Which books matter to you? | A guest blog post by Frye Gaillard

‘Tis the season! If you’re like us at Blair, you’re going to spend some quality time with the people that matter most over the next several weeks. In that spirit, today we’re sharing a guest blog post from Frye Gaillard, the current writer in residence at the University of South Alabama and winner of the prestigious Clarence Cason Award for Nonfiction Writing from the University of Alabama. His latest contribution to the literary world is a volume of essays that celebrate the influence of books on his life: The Books That Mattered: A Readers Memoir (NewSouth Books, September 2012).

As a child Gaillard never cared much for fairy tales—“stories of cannibalism and mayhem in which giants and witches, tigers and wolves did their best to eat small children.” But at the age of nine, he discovered Johnny Tremain, a children’s novel of the Revolutionary War, which began a lifetime love affair with books, recounted as a reader’s tribute to the writings that enriched and altered his life. In a series of carefully crafted, often deeply personal essays, Gaillard blends memoir, history, and critical analysis to explore the works of Harper Lee, Anne Frank, James Baldwin, Robert Penn Warren, John Steinbeck, and many others. As this heartfelt reminiscence makes clear, the books that chose Frye Gaillard shaped him like an extended family.

I think everyone has their first memory with a book that mattered. I can’t remember when I started really reading, but I was definitely the kid with a book propped up around my plate during dinner.  My childhood was filled with small books with old library plastic peeling from the covers, with titles like Witch Weed and Time Windows and Baby-sitters Club, until I was eight, when my mother and I read Jane Eyre together (to be fair, she did most of the reading out loud).

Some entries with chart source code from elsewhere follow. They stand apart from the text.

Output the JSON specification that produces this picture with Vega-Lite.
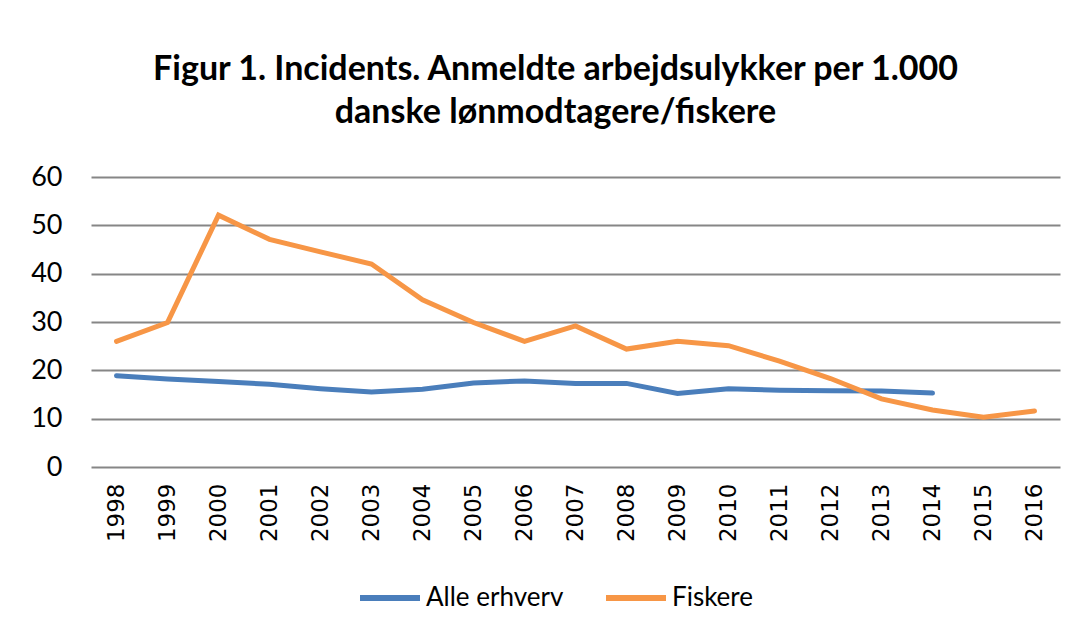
{
  "$schema": "https://vega.github.io/schema/vega-lite/v6.json",
  "width": 969,
  "height": 290,
  "autosize": {"type": "none"},
  "padding": {"left": 91, "top": 177, "right": 26, "bottom": 171},
  "background": "white",
  "title": {
    "text": ["Figur 1. Incidents. Anmeldte arbejdsulykker per 1.000", "danske lønmodtagere/fiskere"],
    "font": "Lato",
    "fontSize": 34,
    "fontWeight": "bold",
    "color": "black",
    "anchor": "middle",
    "dx": -20,
    "offset": 33,
    "lineHeight": 43
  },
  "data": {
    "values": [
      {"year": "1998", "series": "Alle erhverv", "value": 18.9},
      {"year": "1999", "series": "Alle erhverv", "value": 18.2},
      {"year": "2000", "series": "Alle erhverv", "value": 17.7},
      {"year": "2001", "series": "Alle erhverv", "value": 17.1},
      {"year": "2002", "series": "Alle erhverv", "value": 16.2},
      {"year": "2003", "series": "Alle erhverv", "value": 15.5},
      {"year": "2004", "series": "Alle erhverv", "value": 16.1},
      {"year": "2005", "series": "Alle erhverv", "value": 17.4},
      {"year": "2006", "series": "Alle erhverv", "value": 17.8},
      {"year": "2007", "series": "Alle erhverv", "value": 17.3},
      {"year": "2008", "series": "Alle erhverv", "value": 17.3},
      {"year": "2009", "series": "Alle erhverv", "value": 15.2},
      {"year": "2010", "series": "Alle erhverv", "value": 16.2},
      {"year": "2011", "series": "Alle erhverv", "value": 15.9},
      {"year": "2012", "series": "Alle erhverv", "value": 15.8},
      {"year": "2013", "series": "Alle erhverv", "value": 15.7},
      {"year": "2014", "series": "Alle erhverv", "value": 15.3},
      {"year": "1998", "series": "Fiskere", "value": 26.0},
      {"year": "1999", "series": "Fiskere", "value": 29.9},
      {"year": "2000", "series": "Fiskere", "value": 52.1},
      {"year": "2001", "series": "Fiskere", "value": 47.1},
      {"year": "2002", "series": "Fiskere", "value": 44.5},
      {"year": "2003", "series": "Fiskere", "value": 42.0},
      {"year": "2004", "series": "Fiskere", "value": 34.6},
      {"year": "2005", "series": "Fiskere", "value": 29.9},
      {"year": "2006", "series": "Fiskere", "value": 26.0},
      {"year": "2007", "series": "Fiskere", "value": 29.2},
      {"year": "2008", "series": "Fiskere", "value": 24.4},
      {"year": "2009", "series": "Fiskere", "value": 26.0},
      {"year": "2010", "series": "Fiskere", "value": 25.1},
      {"year": "2011", "series": "Fiskere", "value": 21.9},
      {"year": "2012", "series": "Fiskere", "value": 18.3},
      {"year": "2013", "series": "Fiskere", "value": 14.1},
      {"year": "2014", "series": "Fiskere", "value": 11.8},
      {"year": "2015", "series": "Fiskere", "value": 10.3},
      {"year": "2016", "series": "Fiskere", "value": 11.6}
    ]
  },
  "mark": {"type": "line", "strokeWidth": 5, "strokeCap": "round"},
  "encoding": {
    "x": {
      "field": "year",
      "type": "ordinal",
      "scale": {"padding": 0.5},
      "axis": {
        "title": null,
        "labelAngle": -90,
        "labelFont": "DejaVu Sans",
        "labelFontSize": 23,
        "labelColor": "black",
        "labelPadding": 16,
        "domain": false,
        "ticks": false,
        "grid": false
      }
    },
    "y": {
      "field": "value",
      "type": "quantitative",
      "scale": {"domain": [0, 60], "nice": false},
      "axis": {
        "title": null,
        "values": [0, 10, 20, 30, 40, 50, 60],
        "grid": true,
        "gridColor": "#868686",
        "gridWidth": 2,
        "domain": false,
        "ticks": false,
        "labelFont": "Lato",
        "labelFontSize": 27,
        "labelColor": "black",
        "labelPadding": 29
      }
    },
    "color": {
      "field": "series",
      "type": "nominal",
      "scale": {"domain": ["Alle erhverv", "Fiskere"], "range": ["#4a7ebb", "#f79646"]},
      "legend": {
        "title": null,
        "orient": "none",
        "legendX": 266,
        "legendY": 388,
        "direction": "horizontal",
        "symbolType": "stroke",
        "symbolStrokeWidth": 6,
        "symbolSize": 3600,
        "labelFont": "Lato",
        "labelFontSize": 26,
        "labelColor": "black",
        "labelOffset": 3,
        "columnPadding": 30
      }
    }
  },
  "config": {"view": {"stroke": null}}
}
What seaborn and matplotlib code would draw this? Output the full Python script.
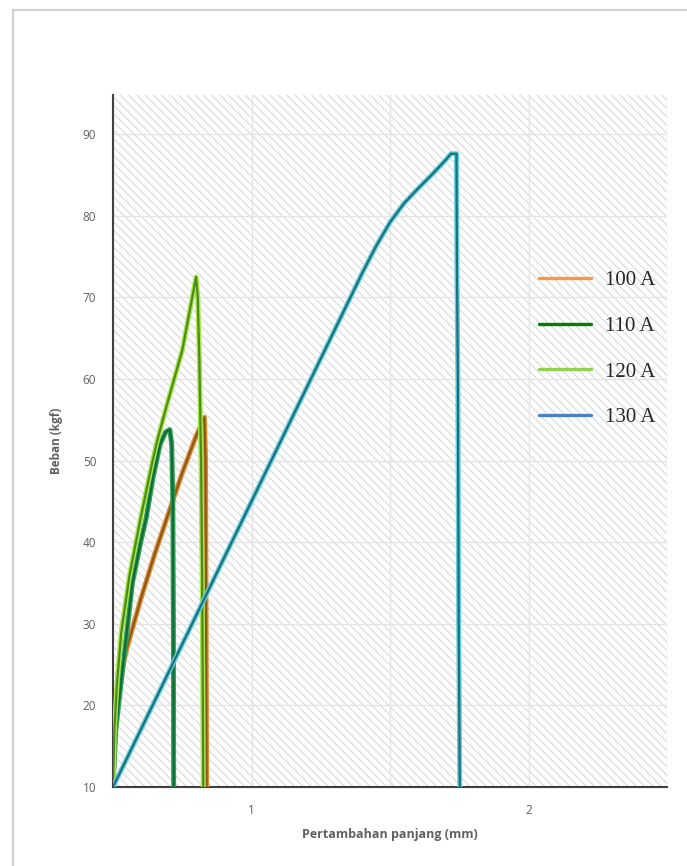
import matplotlib
matplotlib.use("Agg")
import matplotlib.pyplot as plt
import matplotlib.patheffects as pe
from matplotlib.lines import Line2D
from matplotlib.patches import Rectangle
import seaborn as sns

# data (x: Pertambahan panjang mm, y: Beban kgf)
x_100 = [0.50, 0.505, 0.515, 0.53, 0.55, 0.60, 0.65, 0.70, 0.75, 0.80, 0.83, 0.834, 0.836, 0.838]
y_100 = [10, 15, 20, 24, 27, 33, 38.5, 43.5, 48.5, 53, 55.3, 50, 30, 10]

x_110 = [0.50, 0.51, 0.53, 0.55, 0.57, 0.60, 0.62, 0.645, 0.67, 0.69, 0.705, 0.712, 0.716, 0.718, 0.719]
y_110 = [10, 17, 23, 29, 35, 40, 43, 48, 52, 53.5, 53.8, 52, 45, 30, 10]

x_120 = [0.50, 0.505, 0.515, 0.53, 0.56, 0.60, 0.64, 0.66, 0.70, 0.75, 0.80, 0.806, 0.812, 0.818, 0.822, 0.826]
y_120 = [10, 17, 23, 29, 36, 43, 49.5, 52.5, 57.5, 63.5, 72.5, 70, 62, 50, 35, 10]

x_130 = [0.50, 0.60, 0.70, 0.80, 0.90, 1.00, 1.10, 1.20, 1.30, 1.40, 1.45, 1.50,
         1.55, 1.60, 1.65, 1.70, 1.72, 1.74, 1.742, 1.745, 1.748, 1.752]
y_130 = [10, 17, 24, 31, 38, 45, 52, 59, 66, 73, 76.3, 79.2,
         81.5, 83.3, 85, 86.8, 87.6, 87.6, 72, 60, 30, 10]

labels = ["100 A", "110 A", "120 A", "130 A"]
core_colors = ["#8a5a1a", "#0f6b3a", "#4f8a1c", "#1f6f7a"]
glow_colors = ["#e08a30", "#35a055", "#a6e64a", "#62cfe0"]
legend_colors = ["#f79646", "#008000", "#92d050", "#4f81bd"]

series = [(x_100, y_100), (x_110, y_110), (x_120, y_120), (x_130, y_130)]

sns.set_style("white")
plt.rcParams["font.family"] = ["Open Sans", "DejaVu Sans"]
plt.rcParams["hatch.color"] = "#d9d9d9"
plt.rcParams["hatch.linewidth"] = 0.8

fig = plt.figure(figsize=(6.87, 8.66), dpi=100)
ax = fig.add_axes([113 / 687, 1 - 787 / 866, 554 / 687, 692 / 866])

# hatched background
ax.add_patch(Rectangle((0, 0), 1, 1, transform=ax.transAxes, facecolor="white",
                       edgecolor="#d9d9d9", hatch="\\\\\\\\", linewidth=0, zorder=0))

for (xs, ys), core, glow in zip(series, core_colors, glow_colors):
    sns.lineplot(x=xs, y=ys, sort=False, color=core, linewidth=1.6, ax=ax, zorder=3,
                 path_effects=[pe.Stroke(linewidth=3.6, foreground=glow), pe.Normal()])

ax.set_xlim(0.5, 2.5)
ax.set_ylim(10, 94.8)
ax.set_xticks([1, 2])
ax.set_yticks(range(10, 91, 10))
ax.set_xticks([0.5, 1.5, 2.5], minor=True)
ax.grid(True, which="both", color="#e4e4e4", linewidth=1.0, zorder=1)
ax.set_axisbelow(True)
ax.tick_params(axis="both", which="both", length=0, colors="#606060", labelsize=8.5)
ax.tick_params(axis="x", pad=12)
ax.tick_params(axis="y", pad=12)

for side in ["top", "right"]:
    ax.spines[side].set_visible(False)
for side in ["left", "bottom"]:
    ax.spines[side].set_color("#404040")
    ax.spines[side].set_linewidth(1.5)

ax.set_xlabel("Pertambahan panjang (mm)", fontsize=9, fontweight="bold", color="#606060", labelpad=8)
ax.set_ylabel("Beban (kgf)", fontsize=8.5, fontweight="bold", color="#606060", labelpad=14)

handles = [Line2D([0], [0], color=c, linewidth=2.4) for c in legend_colors]
ax.legend(handles, labels, loc="upper left", bbox_to_anchor=(520 / 687, 1 - 252 / 866),
          bbox_transform=fig.transFigure, frameon=False, handlelength=2.5, handletextpad=0.7,
          labelspacing=1.25, prop={"family": "Liberation Serif", "size": 15})

# outer card border
fig.add_artist(Rectangle((13 / 687, -0.05), 1.0, 1 - 10 / 866 + 0.05, transform=fig.transFigure,
                         facecolor="none", edgecolor="#d2d2d2", linewidth=1.6))

fig.savefig("out.png", dpi=100)
plt.close(fig)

I was so proud of myself for making it through a book that thick that I carried the sucker with me and told everyone that I read it. I can’t say that the book changed my perspective or opened my eyes wider to the world–hey, I was only eight! I didn’t find those books until I started reading post-colonial lit in college, but I don’t know if I would have ever made it that far without first conquering Jane Eyre and knowing there was something special about it. And in that respect, it’s one of the books that mattered to me.

Gaillard joins us today to share a bit more insight into the books that mattered to him and what he hopes his memoir will offer others. When you’ve finished reading, tell us which books made an impression in your life. Did Steinbeck’s Of Mice and Men shake you to your core? Did Shakespeare’s Hamlet haunt you? Tell us in the comment section.


Thoughts on The Books That Mattered by Frye Gaillard

I’ve been telling people lately that writing The Books That Mattered: A Reader’s Memoir is the most pleasurable experience that I have ever had as a writer. There have been other books about other topics that I’ve been happy enough to have written. But sometimes the process of writing feels like a burden I’m eager to shed. Not so, The Books That Mattered. It’s a book I had been thinking about for a while, and when I finally sat down to write it, I surrounded myself with a group of old friends – namely, my favorite books from more than fifty years as a reader.

Reading them again, I realized that I react to them now on at least three levels. The first and most obvious consisted of the flood of memories about first encounters with Huckleberry Finn or Atticus Finch, Anne Frank, Tom Joad, or Willie Stark. I remembered the emotional impact these characters had made, and I understood again why they continued to resonate over time.  Then came a rush of appreciation for the writing styles, the great gifts of language, offered to us by Richard Wright or Lillian Smith, or later, Rick Bragg and Pat Conroy.

And finally, as the project began to take on a shape, I found myself caught in the historical context, the literary back-stories that fueled my encounters with Slaughterhouse Five or The Fire Next Time. All of these were powerful reminders of how our favorite books can take us to places that, in many cases, even our imaginations have never been. As a boy of ten reading Johnny Tremain I could travel in time to revolutionary Boston, breathing salt air in the Boston Harbor as surely as if I were walking those wharves. I remember talking about this with Sena Jeter Naslund, author of the contemporary classic, Ahab’s Wife, and she told me about a summer day in Birmingham when she was a girl, reading a passage from Laura Ingalls Wilder about a howling blizzard on the prairie.

“It was over ninety degrees,” Sena said, “but these words I was reading had made me shiver. I said to myself, ‘I’d like to be able to do that someday.’”

Such is the power of great writing. All of us, of course, have our own lists, our own shelves of favorite books that have enriched or even altered our lives. In writing about my own, I don’t mean to argue that these are the twenty-five or thirty best books ever written; they are simply the ones that have meant the most to me, and I found great pleasure and deep satisfaction in this opportunity to encounter them again. My hope is that the readers of The Books That Mattered will be moved to contagious ruminations of their own.